INSTRUCTION: Return all of the data exactly, with nothing left out but the pictures.

Records with drawing code
>>>>

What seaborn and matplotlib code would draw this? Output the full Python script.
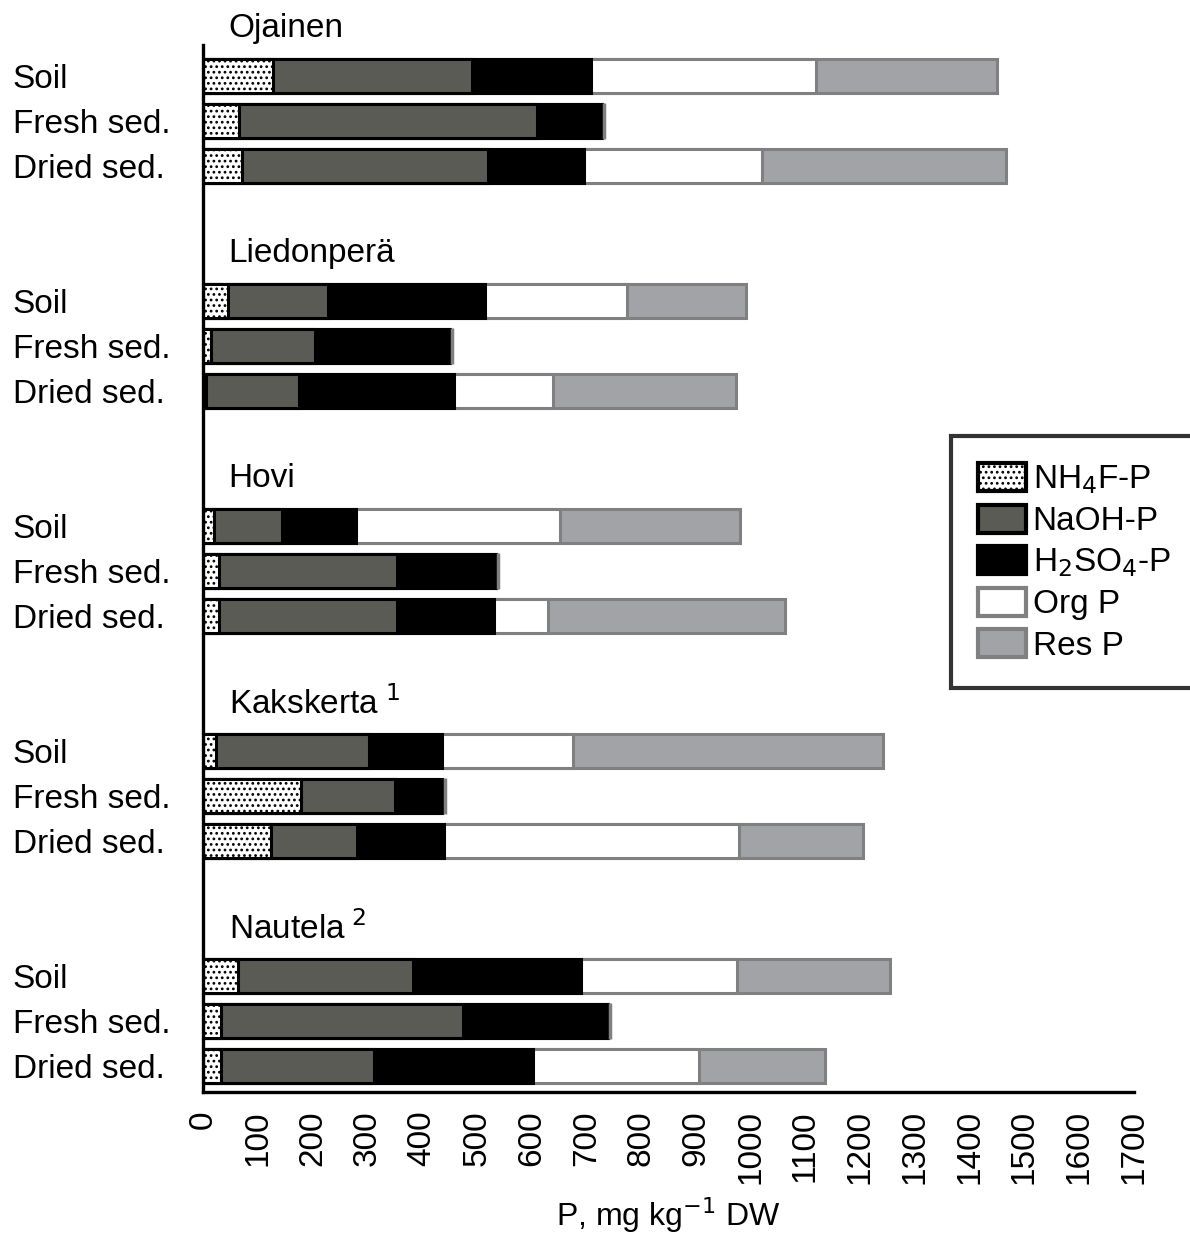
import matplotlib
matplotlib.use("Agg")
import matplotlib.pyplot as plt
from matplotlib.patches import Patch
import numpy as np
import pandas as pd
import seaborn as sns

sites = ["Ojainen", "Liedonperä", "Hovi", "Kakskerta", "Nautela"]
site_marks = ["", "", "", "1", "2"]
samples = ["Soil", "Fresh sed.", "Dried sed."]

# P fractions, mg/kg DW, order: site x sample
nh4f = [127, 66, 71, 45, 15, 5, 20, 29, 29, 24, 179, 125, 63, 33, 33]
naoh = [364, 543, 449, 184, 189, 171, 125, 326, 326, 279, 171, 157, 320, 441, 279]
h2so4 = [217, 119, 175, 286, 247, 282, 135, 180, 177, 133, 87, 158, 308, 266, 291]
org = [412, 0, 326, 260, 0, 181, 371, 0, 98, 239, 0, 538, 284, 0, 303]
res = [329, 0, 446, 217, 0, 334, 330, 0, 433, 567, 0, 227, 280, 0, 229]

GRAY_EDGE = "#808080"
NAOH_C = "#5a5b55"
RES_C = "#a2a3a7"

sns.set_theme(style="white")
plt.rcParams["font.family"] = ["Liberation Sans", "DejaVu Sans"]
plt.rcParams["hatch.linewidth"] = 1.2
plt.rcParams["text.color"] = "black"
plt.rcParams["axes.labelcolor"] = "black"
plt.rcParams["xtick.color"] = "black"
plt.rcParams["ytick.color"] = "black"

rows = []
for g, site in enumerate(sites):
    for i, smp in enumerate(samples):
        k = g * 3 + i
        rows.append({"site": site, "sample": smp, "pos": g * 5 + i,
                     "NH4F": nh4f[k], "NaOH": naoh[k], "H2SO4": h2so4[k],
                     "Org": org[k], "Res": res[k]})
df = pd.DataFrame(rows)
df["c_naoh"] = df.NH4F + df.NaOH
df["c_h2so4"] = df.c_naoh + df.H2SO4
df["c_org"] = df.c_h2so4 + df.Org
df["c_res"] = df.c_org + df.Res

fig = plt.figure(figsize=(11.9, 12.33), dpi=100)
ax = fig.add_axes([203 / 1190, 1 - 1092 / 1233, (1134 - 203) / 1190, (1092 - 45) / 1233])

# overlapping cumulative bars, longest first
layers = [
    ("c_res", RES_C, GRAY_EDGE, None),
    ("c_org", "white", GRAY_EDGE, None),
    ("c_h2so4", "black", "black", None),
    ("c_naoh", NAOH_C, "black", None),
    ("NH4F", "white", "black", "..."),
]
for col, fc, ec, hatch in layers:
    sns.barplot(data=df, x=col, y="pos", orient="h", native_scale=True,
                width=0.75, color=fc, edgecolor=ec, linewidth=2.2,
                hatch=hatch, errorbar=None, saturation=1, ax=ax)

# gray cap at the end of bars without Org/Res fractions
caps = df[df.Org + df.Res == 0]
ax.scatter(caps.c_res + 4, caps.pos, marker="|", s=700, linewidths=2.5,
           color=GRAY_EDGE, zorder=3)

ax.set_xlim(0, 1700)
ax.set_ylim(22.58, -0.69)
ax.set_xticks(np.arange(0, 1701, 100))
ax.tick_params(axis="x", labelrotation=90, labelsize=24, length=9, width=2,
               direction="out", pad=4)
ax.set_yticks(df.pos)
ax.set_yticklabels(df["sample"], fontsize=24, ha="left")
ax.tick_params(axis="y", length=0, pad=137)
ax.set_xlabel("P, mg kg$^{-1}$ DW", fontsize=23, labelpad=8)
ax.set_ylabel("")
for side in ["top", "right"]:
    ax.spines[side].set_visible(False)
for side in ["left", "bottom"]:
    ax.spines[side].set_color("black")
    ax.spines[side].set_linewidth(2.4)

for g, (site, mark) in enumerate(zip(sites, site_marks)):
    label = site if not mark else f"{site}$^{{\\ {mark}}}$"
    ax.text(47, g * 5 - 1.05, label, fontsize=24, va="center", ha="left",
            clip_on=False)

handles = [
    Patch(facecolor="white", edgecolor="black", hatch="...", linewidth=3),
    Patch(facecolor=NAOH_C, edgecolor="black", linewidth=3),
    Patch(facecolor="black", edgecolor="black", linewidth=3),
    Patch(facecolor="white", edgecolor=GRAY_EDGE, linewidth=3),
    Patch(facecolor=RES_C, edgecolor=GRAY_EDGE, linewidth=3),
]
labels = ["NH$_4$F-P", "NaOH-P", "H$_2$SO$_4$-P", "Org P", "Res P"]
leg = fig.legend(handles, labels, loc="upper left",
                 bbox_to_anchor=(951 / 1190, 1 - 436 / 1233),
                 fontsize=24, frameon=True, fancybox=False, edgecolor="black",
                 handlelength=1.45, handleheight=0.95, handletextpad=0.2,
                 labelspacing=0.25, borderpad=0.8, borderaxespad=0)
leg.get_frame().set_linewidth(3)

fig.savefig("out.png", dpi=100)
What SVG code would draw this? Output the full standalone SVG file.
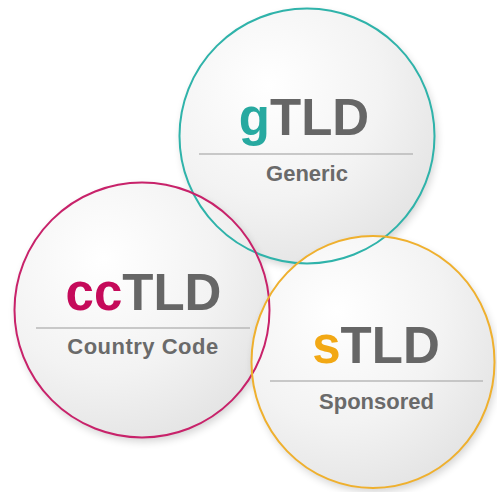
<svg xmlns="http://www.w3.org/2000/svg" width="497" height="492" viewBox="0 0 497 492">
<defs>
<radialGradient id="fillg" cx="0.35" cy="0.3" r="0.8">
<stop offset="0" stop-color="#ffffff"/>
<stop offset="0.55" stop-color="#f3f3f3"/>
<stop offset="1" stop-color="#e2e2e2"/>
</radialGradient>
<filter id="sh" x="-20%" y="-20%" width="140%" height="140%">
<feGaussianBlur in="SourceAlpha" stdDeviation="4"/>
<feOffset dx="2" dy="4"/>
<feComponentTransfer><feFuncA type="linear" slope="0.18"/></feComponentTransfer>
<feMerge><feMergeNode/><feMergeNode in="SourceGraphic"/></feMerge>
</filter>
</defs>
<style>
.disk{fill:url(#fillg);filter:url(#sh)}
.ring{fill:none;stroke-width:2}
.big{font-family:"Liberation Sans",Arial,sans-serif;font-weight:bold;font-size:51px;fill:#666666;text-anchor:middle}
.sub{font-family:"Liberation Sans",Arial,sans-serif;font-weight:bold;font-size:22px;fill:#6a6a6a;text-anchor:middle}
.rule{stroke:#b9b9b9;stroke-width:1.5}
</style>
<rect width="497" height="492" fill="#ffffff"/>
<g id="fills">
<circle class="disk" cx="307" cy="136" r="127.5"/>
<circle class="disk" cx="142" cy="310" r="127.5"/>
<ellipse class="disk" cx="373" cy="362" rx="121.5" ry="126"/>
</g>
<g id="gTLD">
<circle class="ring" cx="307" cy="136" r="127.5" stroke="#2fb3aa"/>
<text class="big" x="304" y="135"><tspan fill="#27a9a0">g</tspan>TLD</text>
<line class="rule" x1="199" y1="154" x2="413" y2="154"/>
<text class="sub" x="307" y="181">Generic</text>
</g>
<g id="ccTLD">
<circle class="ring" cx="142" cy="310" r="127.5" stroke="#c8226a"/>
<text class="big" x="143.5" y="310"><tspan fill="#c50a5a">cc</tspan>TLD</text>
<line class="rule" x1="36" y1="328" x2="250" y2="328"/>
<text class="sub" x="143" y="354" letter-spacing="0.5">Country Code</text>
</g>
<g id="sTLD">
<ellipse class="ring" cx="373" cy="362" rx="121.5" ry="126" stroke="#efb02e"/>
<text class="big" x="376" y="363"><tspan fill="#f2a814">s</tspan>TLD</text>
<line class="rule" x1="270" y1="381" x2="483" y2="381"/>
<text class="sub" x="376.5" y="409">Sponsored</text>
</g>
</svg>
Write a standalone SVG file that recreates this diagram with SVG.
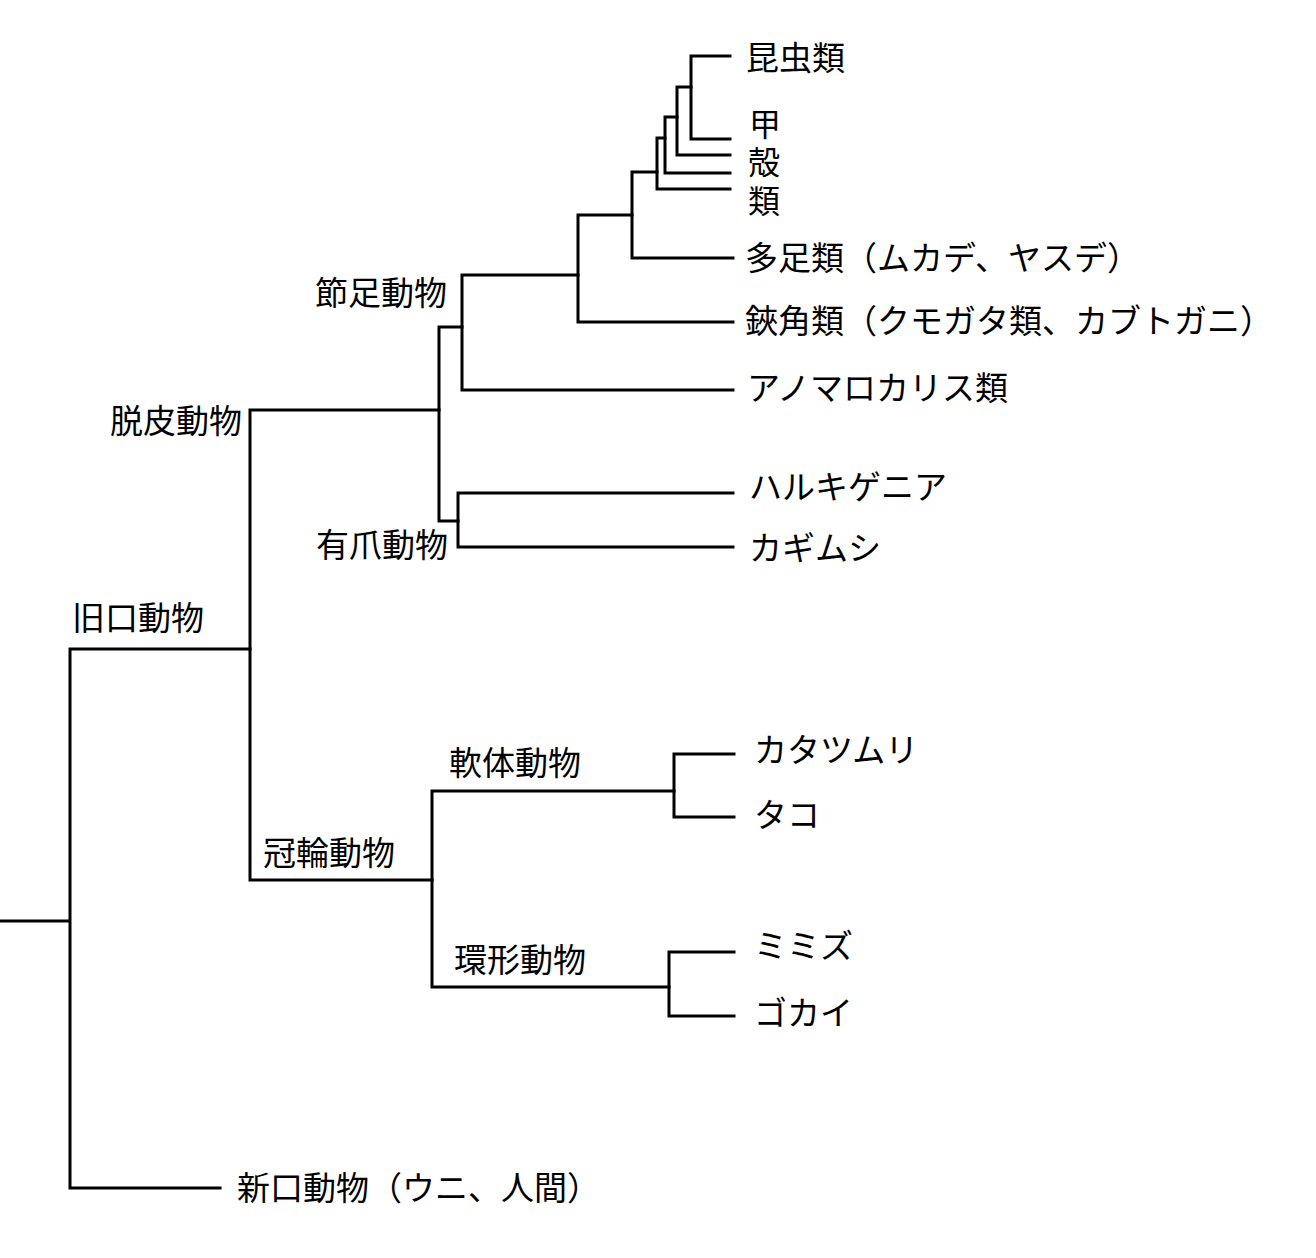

<<<<

RIGHT ANSWER:
What seaborn and matplotlib code would draw this? Output the full Python script.
import matplotlib
matplotlib.use("Agg")
import matplotlib.pyplot as plt
from matplotlib.patches import Patch
import numpy as np
import pandas as pd
import seaborn as sns

sites = ["Ojainen", "Liedonperä", "Hovi", "Kakskerta", "Nautela"]
site_marks = ["", "", "", "1", "2"]
samples = ["Soil", "Fresh sed.", "Dried sed."]

# P fractions, mg/kg DW, order: site x sample
nh4f = [127, 66, 71, 45, 15, 5, 20, 29, 29, 24, 179, 125, 63, 33, 33]
naoh = [364, 543, 449, 184, 189, 171, 125, 326, 326, 279, 171, 157, 320, 441, 279]
h2so4 = [217, 119, 175, 286, 247, 282, 135, 180, 177, 133, 87, 158, 308, 266, 291]
org = [412, 0, 326, 260, 0, 181, 371, 0, 98, 239, 0, 538, 284, 0, 303]
res = [329, 0, 446, 217, 0, 334, 330, 0, 433, 567, 0, 227, 280, 0, 229]

GRAY_EDGE = "#808080"
NAOH_C = "#5a5b55"
RES_C = "#a2a3a7"

sns.set_theme(style="white")
plt.rcParams["font.family"] = ["Liberation Sans", "DejaVu Sans"]
plt.rcParams["hatch.linewidth"] = 1.2
plt.rcParams["text.color"] = "black"
plt.rcParams["axes.labelcolor"] = "black"
plt.rcParams["xtick.color"] = "black"
plt.rcParams["ytick.color"] = "black"

rows = []
for g, site in enumerate(sites):
    for i, smp in enumerate(samples):
        k = g * 3 + i
        rows.append({"site": site, "sample": smp, "pos": g * 5 + i,
                     "NH4F": nh4f[k], "NaOH": naoh[k], "H2SO4": h2so4[k],
                     "Org": org[k], "Res": res[k]})
df = pd.DataFrame(rows)
df["c_naoh"] = df.NH4F + df.NaOH
df["c_h2so4"] = df.c_naoh + df.H2SO4
df["c_org"] = df.c_h2so4 + df.Org
df["c_res"] = df.c_org + df.Res

fig = plt.figure(figsize=(11.9, 12.33), dpi=100)
ax = fig.add_axes([203 / 1190, 1 - 1092 / 1233, (1134 - 203) / 1190, (1092 - 45) / 1233])

# overlapping cumulative bars, longest first
layers = [
    ("c_res", RES_C, GRAY_EDGE, None),
    ("c_org", "white", GRAY_EDGE, None),
    ("c_h2so4", "black", "black", None),
    ("c_naoh", NAOH_C, "black", None),
    ("NH4F", "white", "black", "..."),
]
for col, fc, ec, hatch in layers:
    sns.barplot(data=df, x=col, y="pos", orient="h", native_scale=True,
                width=0.75, color=fc, edgecolor=ec, linewidth=2.2,
                hatch=hatch, errorbar=None, saturation=1, ax=ax)

# gray cap at the end of bars without Org/Res fractions
caps = df[df.Org + df.Res == 0]
ax.scatter(caps.c_res + 4, caps.pos, marker="|", s=700, linewidths=2.5,
           color=GRAY_EDGE, zorder=3)

ax.set_xlim(0, 1700)
ax.set_ylim(22.58, -0.69)
ax.set_xticks(np.arange(0, 1701, 100))
ax.tick_params(axis="x", labelrotation=90, labelsize=24, length=9, width=2,
               direction="out", pad=4)
ax.set_yticks(df.pos)
ax.set_yticklabels(df["sample"], fontsize=24, ha="left")
ax.tick_params(axis="y", length=0, pad=137)
ax.set_xlabel("P, mg kg$^{-1}$ DW", fontsize=23, labelpad=8)
ax.set_ylabel("")
for side in ["top", "right"]:
    ax.spines[side].set_visible(False)
for side in ["left", "bottom"]:
    ax.spines[side].set_color("black")
    ax.spines[side].set_linewidth(2.4)

for g, (site, mark) in enumerate(zip(sites, site_marks)):
    label = site if not mark else f"{site}$^{{\\ {mark}}}$"
    ax.text(47, g * 5 - 1.05, label, fontsize=24, va="center", ha="left",
            clip_on=False)

handles = [
    Patch(facecolor="white", edgecolor="black", hatch="...", linewidth=3),
    Patch(facecolor=NAOH_C, edgecolor="black", linewidth=3),
    Patch(facecolor="black", edgecolor="black", linewidth=3),
    Patch(facecolor="white", edgecolor=GRAY_EDGE, linewidth=3),
    Patch(facecolor=RES_C, edgecolor=GRAY_EDGE, linewidth=3),
]
labels = ["NH$_4$F-P", "NaOH-P", "H$_2$SO$_4$-P", "Org P", "Res P"]
leg = fig.legend(handles, labels, loc="upper left",
                 bbox_to_anchor=(951 / 1190, 1 - 436 / 1233),
                 fontsize=24, frameon=True, fancybox=False, edgecolor="black",
                 handlelength=1.45, handleheight=0.95, handletextpad=0.2,
                 labelspacing=0.25, borderpad=0.8, borderaxespad=0)
leg.get_frame().set_linewidth(3)

fig.savefig("out.png", dpi=100)
What SVG code would draw this? Output the full standalone SVG file.
<svg xmlns="http://www.w3.org/2000/svg" width="497" height="492" viewBox="0 0 497 492">
<defs>
<radialGradient id="fillg" cx="0.35" cy="0.3" r="0.8">
<stop offset="0" stop-color="#ffffff"/>
<stop offset="0.55" stop-color="#f3f3f3"/>
<stop offset="1" stop-color="#e2e2e2"/>
</radialGradient>
<filter id="sh" x="-20%" y="-20%" width="140%" height="140%">
<feGaussianBlur in="SourceAlpha" stdDeviation="4"/>
<feOffset dx="2" dy="4"/>
<feComponentTransfer><feFuncA type="linear" slope="0.18"/></feComponentTransfer>
<feMerge><feMergeNode/><feMergeNode in="SourceGraphic"/></feMerge>
</filter>
</defs>
<style>
.disk{fill:url(#fillg);filter:url(#sh)}
.ring{fill:none;stroke-width:2}
.big{font-family:"Liberation Sans",Arial,sans-serif;font-weight:bold;font-size:51px;fill:#666666;text-anchor:middle}
.sub{font-family:"Liberation Sans",Arial,sans-serif;font-weight:bold;font-size:22px;fill:#6a6a6a;text-anchor:middle}
.rule{stroke:#b9b9b9;stroke-width:1.5}
</style>
<rect width="497" height="492" fill="#ffffff"/>
<g id="fills">
<circle class="disk" cx="307" cy="136" r="127.5"/>
<circle class="disk" cx="142" cy="310" r="127.5"/>
<ellipse class="disk" cx="373" cy="362" rx="121.5" ry="126"/>
</g>
<g id="gTLD">
<circle class="ring" cx="307" cy="136" r="127.5" stroke="#2fb3aa"/>
<text class="big" x="304" y="135"><tspan fill="#27a9a0">g</tspan>TLD</text>
<line class="rule" x1="199" y1="154" x2="413" y2="154"/>
<text class="sub" x="307" y="181">Generic</text>
</g>
<g id="ccTLD">
<circle class="ring" cx="142" cy="310" r="127.5" stroke="#c8226a"/>
<text class="big" x="143.5" y="310"><tspan fill="#c50a5a">cc</tspan>TLD</text>
<line class="rule" x1="36" y1="328" x2="250" y2="328"/>
<text class="sub" x="143" y="354" letter-spacing="0.5">Country Code</text>
</g>
<g id="sTLD">
<ellipse class="ring" cx="373" cy="362" rx="121.5" ry="126" stroke="#efb02e"/>
<text class="big" x="376" y="363"><tspan fill="#f2a814">s</tspan>TLD</text>
<line class="rule" x1="270" y1="381" x2="483" y2="381"/>
<text class="sub" x="376.5" y="409">Sponsored</text>
</g>
</svg>
Write a standalone SVG file that recreates this diagram with SVG.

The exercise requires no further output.